↓↓↓

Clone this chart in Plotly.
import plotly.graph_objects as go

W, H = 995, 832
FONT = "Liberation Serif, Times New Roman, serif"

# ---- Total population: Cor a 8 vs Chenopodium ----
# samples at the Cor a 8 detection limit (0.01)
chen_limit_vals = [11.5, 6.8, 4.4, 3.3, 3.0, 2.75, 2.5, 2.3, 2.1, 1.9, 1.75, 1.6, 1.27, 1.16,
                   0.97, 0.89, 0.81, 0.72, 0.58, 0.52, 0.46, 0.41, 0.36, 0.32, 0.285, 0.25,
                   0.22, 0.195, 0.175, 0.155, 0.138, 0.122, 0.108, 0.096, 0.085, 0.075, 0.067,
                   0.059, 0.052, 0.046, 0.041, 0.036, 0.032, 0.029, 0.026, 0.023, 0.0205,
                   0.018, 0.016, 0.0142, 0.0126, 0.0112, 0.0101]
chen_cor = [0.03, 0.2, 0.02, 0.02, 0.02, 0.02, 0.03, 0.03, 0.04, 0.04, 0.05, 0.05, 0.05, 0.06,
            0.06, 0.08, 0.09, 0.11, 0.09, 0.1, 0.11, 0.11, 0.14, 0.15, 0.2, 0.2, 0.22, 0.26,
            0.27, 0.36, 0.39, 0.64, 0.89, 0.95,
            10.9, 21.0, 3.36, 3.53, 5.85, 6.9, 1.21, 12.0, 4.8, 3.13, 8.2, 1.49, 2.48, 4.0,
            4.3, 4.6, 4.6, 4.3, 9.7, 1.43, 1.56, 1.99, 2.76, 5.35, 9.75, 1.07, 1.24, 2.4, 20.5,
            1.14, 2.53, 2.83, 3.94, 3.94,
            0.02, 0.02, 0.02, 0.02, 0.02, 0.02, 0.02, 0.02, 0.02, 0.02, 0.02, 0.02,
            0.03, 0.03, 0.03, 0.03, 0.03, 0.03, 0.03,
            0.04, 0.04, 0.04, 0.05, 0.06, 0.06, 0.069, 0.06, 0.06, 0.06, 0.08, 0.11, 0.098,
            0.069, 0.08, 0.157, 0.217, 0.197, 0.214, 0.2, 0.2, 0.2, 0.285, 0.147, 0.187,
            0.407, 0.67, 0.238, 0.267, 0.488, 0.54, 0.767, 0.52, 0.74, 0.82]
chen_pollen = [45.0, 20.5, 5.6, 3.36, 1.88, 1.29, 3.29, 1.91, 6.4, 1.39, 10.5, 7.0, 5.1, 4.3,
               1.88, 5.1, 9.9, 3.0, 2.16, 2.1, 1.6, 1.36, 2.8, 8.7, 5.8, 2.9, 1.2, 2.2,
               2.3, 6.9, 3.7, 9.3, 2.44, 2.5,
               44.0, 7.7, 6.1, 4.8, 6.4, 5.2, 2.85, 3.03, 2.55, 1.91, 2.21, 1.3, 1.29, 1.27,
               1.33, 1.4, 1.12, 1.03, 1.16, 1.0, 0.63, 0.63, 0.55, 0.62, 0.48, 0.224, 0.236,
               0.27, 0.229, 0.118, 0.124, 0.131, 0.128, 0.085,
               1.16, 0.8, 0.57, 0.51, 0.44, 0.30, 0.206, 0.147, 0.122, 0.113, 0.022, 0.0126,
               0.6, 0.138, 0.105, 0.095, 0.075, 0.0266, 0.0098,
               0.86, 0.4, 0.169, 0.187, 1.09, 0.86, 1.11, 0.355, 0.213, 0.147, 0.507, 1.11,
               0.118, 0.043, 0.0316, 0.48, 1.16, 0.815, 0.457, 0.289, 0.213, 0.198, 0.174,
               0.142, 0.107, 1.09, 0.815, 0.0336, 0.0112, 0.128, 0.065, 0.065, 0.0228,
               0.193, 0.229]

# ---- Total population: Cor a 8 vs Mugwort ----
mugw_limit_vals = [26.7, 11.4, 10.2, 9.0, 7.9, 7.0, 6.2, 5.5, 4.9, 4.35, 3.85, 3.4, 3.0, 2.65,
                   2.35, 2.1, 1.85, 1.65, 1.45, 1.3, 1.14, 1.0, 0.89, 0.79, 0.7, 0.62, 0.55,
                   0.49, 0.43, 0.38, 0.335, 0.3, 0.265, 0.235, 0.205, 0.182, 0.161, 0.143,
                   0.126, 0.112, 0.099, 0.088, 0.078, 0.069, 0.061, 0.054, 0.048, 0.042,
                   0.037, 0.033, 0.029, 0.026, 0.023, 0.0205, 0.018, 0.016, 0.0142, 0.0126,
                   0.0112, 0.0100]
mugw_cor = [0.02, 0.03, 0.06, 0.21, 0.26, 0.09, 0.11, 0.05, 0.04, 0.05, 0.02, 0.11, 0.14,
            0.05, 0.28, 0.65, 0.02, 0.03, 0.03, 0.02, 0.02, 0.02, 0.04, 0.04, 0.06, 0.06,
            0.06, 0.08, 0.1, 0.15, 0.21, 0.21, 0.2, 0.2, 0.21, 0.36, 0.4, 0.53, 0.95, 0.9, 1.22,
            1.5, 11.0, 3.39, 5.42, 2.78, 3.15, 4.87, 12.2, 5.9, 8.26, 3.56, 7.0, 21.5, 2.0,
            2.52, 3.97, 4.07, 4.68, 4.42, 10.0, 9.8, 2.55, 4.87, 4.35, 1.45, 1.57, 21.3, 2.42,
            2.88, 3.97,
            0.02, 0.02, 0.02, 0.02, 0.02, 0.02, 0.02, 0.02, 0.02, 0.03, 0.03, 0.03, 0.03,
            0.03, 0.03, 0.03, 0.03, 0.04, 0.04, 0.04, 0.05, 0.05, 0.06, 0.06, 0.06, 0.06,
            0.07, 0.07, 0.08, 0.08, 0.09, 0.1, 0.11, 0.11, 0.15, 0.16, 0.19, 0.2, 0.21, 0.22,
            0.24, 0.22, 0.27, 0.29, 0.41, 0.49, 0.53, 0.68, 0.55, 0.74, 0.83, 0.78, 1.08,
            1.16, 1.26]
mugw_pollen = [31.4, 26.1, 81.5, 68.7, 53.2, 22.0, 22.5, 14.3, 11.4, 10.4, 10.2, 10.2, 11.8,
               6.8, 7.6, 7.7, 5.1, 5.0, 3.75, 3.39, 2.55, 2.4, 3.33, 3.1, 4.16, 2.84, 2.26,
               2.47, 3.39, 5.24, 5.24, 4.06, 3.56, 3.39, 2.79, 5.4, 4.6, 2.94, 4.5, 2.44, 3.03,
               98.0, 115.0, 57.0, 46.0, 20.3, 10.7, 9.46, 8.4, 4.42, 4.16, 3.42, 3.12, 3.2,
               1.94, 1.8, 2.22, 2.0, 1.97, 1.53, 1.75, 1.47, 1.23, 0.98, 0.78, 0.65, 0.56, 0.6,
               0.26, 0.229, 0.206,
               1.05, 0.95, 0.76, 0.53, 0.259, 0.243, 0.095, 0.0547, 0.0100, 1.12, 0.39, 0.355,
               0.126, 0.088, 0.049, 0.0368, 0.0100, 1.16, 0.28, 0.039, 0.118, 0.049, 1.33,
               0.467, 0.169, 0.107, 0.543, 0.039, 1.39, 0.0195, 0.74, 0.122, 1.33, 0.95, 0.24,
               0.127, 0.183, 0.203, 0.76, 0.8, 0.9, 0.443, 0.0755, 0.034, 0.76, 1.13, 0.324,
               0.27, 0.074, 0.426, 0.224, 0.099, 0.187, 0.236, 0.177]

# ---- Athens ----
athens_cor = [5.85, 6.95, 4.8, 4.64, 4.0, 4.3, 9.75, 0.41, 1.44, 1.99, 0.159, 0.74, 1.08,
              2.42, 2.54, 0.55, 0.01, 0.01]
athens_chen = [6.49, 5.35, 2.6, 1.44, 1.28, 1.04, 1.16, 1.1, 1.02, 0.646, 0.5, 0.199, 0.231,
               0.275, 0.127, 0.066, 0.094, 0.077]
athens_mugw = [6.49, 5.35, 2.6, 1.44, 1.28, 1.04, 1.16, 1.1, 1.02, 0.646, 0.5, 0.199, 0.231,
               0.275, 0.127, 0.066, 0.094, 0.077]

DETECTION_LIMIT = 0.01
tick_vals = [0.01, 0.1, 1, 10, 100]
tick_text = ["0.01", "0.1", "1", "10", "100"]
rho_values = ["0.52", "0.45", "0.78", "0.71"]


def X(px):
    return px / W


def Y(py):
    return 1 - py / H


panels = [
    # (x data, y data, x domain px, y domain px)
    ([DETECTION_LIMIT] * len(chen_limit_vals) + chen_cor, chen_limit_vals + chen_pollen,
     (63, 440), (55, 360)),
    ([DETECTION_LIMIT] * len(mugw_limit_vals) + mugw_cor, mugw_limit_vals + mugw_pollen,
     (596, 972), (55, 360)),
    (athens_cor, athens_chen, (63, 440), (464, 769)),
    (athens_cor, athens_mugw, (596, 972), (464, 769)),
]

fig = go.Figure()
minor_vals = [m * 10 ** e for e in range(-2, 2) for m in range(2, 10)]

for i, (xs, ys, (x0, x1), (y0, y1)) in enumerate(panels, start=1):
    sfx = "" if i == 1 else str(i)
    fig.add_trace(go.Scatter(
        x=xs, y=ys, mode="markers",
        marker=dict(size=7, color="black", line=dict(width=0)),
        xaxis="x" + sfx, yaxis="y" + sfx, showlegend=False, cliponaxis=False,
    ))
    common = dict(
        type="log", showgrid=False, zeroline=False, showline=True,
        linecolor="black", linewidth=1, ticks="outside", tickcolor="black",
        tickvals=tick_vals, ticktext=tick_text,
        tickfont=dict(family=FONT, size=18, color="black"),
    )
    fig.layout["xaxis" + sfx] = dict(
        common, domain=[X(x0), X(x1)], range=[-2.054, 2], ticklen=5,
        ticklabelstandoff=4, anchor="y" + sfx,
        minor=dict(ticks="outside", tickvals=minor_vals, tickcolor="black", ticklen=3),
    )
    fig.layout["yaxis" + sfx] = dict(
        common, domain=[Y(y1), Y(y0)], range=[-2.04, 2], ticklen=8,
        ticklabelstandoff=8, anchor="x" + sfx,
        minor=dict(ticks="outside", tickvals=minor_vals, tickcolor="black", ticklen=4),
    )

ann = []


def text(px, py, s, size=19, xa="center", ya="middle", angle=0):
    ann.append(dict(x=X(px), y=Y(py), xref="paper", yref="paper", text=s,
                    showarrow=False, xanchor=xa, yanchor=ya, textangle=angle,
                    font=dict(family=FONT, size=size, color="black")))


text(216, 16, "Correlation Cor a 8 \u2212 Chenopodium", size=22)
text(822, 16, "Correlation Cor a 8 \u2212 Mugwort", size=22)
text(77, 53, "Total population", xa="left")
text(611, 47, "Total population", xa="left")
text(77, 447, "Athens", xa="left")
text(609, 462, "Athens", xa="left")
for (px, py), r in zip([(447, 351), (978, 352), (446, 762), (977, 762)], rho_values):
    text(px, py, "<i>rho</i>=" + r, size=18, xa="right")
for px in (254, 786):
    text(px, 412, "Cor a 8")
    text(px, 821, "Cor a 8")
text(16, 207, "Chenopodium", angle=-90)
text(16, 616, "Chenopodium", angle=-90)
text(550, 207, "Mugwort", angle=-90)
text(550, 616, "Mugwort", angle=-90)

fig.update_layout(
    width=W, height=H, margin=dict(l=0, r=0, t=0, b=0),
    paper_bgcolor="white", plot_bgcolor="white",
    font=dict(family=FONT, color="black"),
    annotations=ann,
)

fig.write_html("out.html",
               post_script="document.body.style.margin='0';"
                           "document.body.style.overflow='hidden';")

↑↑↑

- [OBJECTIVE] Write out a verbatim copy of the data, beginning with its first line and ending with the line that contains "Serif, Times New".

- [FINISHED TASK]
Clone this chart in Plotly.
import plotly.graph_objects as go

W, H = 995, 832
FONT = "Liberation Serif, Times New Roman, serif"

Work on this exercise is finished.